Da gusto encontrar nuevos hallazgos literarios, nuevos mundos de ficción en los que sumergirse. Sobre todo a partir de cierta edad en la que cuesta recuperar el entusiasmo. A veces la literatura, como el mundo, nos parece un lugar demasiado transitado, un exceso de voces donde ya estuviera todo dicho. Y en esa desidia apareció, a comienzos del último verano, Quienes se marchan de Omelas, un relato de Ursula K. Le Guin recién publicado en edición ilustrada por Nórdica. Su lectura resultó impactante, un puñetazo en el estómago, un zarandeo que me obligaba a despertar del sueño de la razón. El siguiente paso era aquel que siempre postergaba: de Un mago de Terramar no sabía nada, apenas las difusas recomendaciones de dos amigos que lo habían disfrutado en la juventud. En la era del hype y del spoiler, de las polémicas preventivas, del vamos a contarlo todo para no dejar nada a la imaginación del lector o espectador, zambullirme en las aguas de Terramar sin haber leído siquiera la contraportada fue un lujo para mí, el paradigma del menos es más.
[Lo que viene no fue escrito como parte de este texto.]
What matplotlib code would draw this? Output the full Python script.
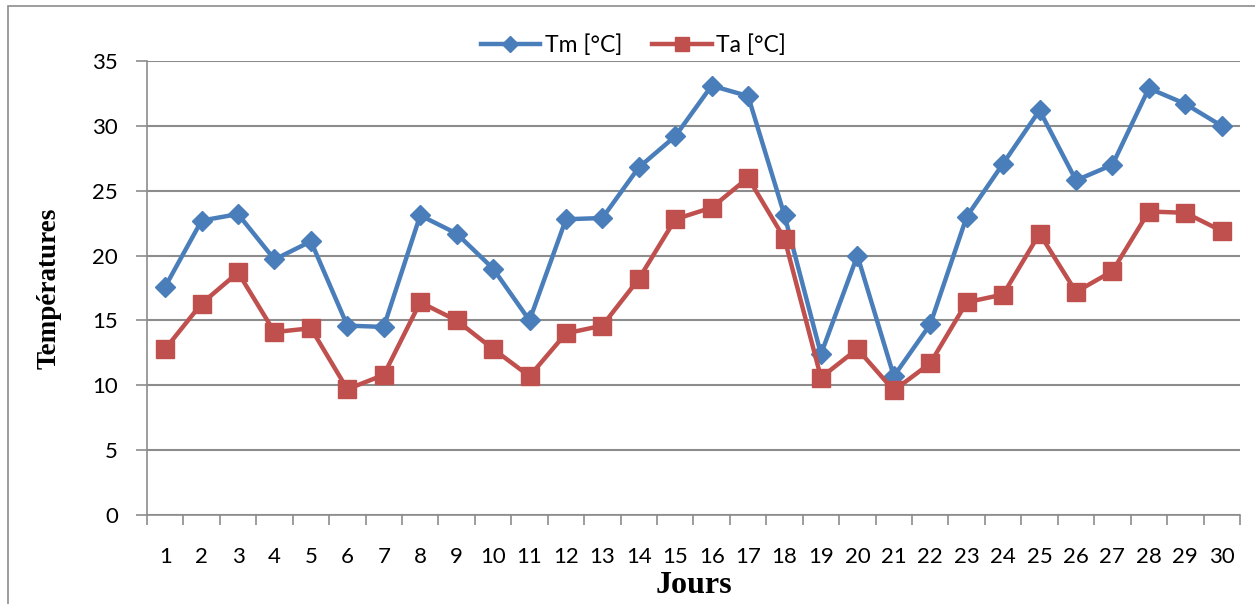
import matplotlib.pyplot as plt
from matplotlib.patches import Rectangle

# Températures journalières (30 jours)
jours = list(range(1, 31))
tm = [17.6, 22.7, 23.2, 19.7, 21.1, 14.6, 14.5, 23.1, 21.7, 19.0,
      15.0, 22.8, 22.9, 26.8, 29.2, 33.1, 32.3, 23.1, 12.4, 20.0,
      10.7, 14.7, 23.0, 27.1, 31.2, 25.8, 27.0, 32.9, 31.7, 30.0]
ta = [12.8, 16.3, 18.7, 14.1, 14.4, 9.7, 10.8, 16.4, 15.0, 12.8,
      10.7, 14.0, 14.6, 18.2, 22.8, 23.7, 26.0, 21.3, 10.6, 12.8,
      9.6, 11.7, 16.4, 17.0, 21.7, 17.2, 18.8, 23.4, 23.3, 21.9]

bleu = '#4a7ebb'
rouge = '#c0504d'
gris = '#8c8c8c'

plt.rcParams['font.family'] = ['Lato', 'DejaVu Sans']

fig = plt.figure(figsize=(12.55, 6.04), dpi=100)
ax = fig.add_axes([0.1171, 0.1474, 0.8709, 0.7515])

# cadre du graphique
fig.patches.append(Rectangle((8 / 1255, -0.1), 1.2, 1.1 - 6 / 604,
                             transform=fig.transFigure, fill=False,
                             edgecolor=gris, linewidth=1.2))

ax.plot(jours, tm, color=bleu, linewidth=3.2, marker='D', markersize=10,
        label='Tm [°C]', zorder=3)
ax.plot(jours, ta, color=rouge, linewidth=3.2, marker='s', markersize=13,
        label='Ta [°C]', zorder=3)

ax.set_xlim(0.5, 30.5)
ax.set_ylim(0, 35)
ax.set_yticks(range(0, 36, 5))
ax.set_xticks(jours)
ax.set_xticks([j + 0.5 for j in range(0, 31)], minor=True)
ax.tick_params(axis='x', which='major', length=0, pad=23, labelsize=16)
ax.tick_params(axis='x', which='minor', length=7, width=1.2, color=gris,
               direction='out')
ax.tick_params(axis='y', length=8, width=1.2, color=gris, labelsize=16, pad=13)

ax.grid(axis='y', color=gris, linewidth=1.5)
ax.set_axisbelow(True)
for s in ['top', 'right']:
    ax.spines[s].set_visible(False)
ax.spines['left'].set_color(gris)
ax.spines['bottom'].set_color(gris)
ax.spines['left'].set_linewidth(1.2)
ax.spines['bottom'].set_linewidth(1.2)

ax.set_xlabel('Jours', family='Liberation Serif', fontweight='bold',
              fontsize=23, labelpad=3)
ax.set_ylabel('Températures', family='Liberation Serif', fontweight='bold',
              fontsize=19.5, labelpad=22)

ax.legend(loc='center', bbox_to_anchor=(0.445, 1.035), ncol=2, frameon=False,
          fontsize=16.5, handlelength=2.6, columnspacing=1.3, handletextpad=0.2,
          markerscale=0.8)

plt.savefig('out.png', dpi=100)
Un mago de Terramar es la obra principal en literatura fantástica de Le Guin, escrita en 1968, todavía en la estela del éxito original de El Señor de los Anillos de Tolkien. Sin entrar en demasiadas comparaciones, la obra de la escritora estadounidense nos presenta también un universo de ficción que se va desplegando ante los ojos del lector, con hechiceros y dragones, viajes a lugares maravillosos, un pasado remoto de héroes legendarios, y una geografía y unos pobladores muy diversos. La gran diferencia es sin duda el ámbito donde se desarrolla la épica: en las historias de Terramar apenas se describen enfrentamientos bélicos, y los grandes combates se libran en el interior de los protagonistas. Casi todo lo que ocurre tiene un alto grado de simbolismo, en consonancia con la tradición mística oriental. Y en ese propósito de la autora para crear una fantasía medieval con elementos ajenos a la tradición europea destaca también el color de piel de Gavilán, el aprendiz de mago que abre el primer volumen de la saga y vehicula el resto. Para el segundo libro, Las tumbas de Atuan, Le Guin reserva el papel principal a una mujer, aprendiz de sacerdotisa, para equilibrar la escasa y estereotipada presencia de mujeres en la primera entrega. Se echa de menos, en las dos novelas iniciales, un mayor repertorio de personajes y de situaciones que espero ir encontrando más adelante. Tengo pendiente todavía la lectura de los cuatro libros restantes de la saga, pero ya me reconozco como un habitante más de las islas de Terramar, como lo he sido siempre de la Tierra Media, y me dejo llevar por su fabulosa magia basada en las palabras, y en el nombre verdadero de las cosas.
Sobre Ursula K. Le Guin, cuya obra se ramifica en ensayos, cuentos, poemarios y en novelas señeras de la ciencia-ficción como Los desposeídos o El nombre del mundo es Bosque, se podría decir mucho en favor de su visión honda y radical del mundo, y en especial de su afán por impugnar lo establecido. Basta recordar un fragmento de su discurso de 2014 al ser premiada por la National Book Foundation: “Vivimos en el capitalismo. Su poder parece ineludible. También lo parecía el derecho divino de los reyes. Cualquier poder humano puede ser resistido y cambiado por seres humanos. La resistencia y el cambio suelen comenzar en el arte, y muy a menudo en nuestro arte, el arte de las palabras”.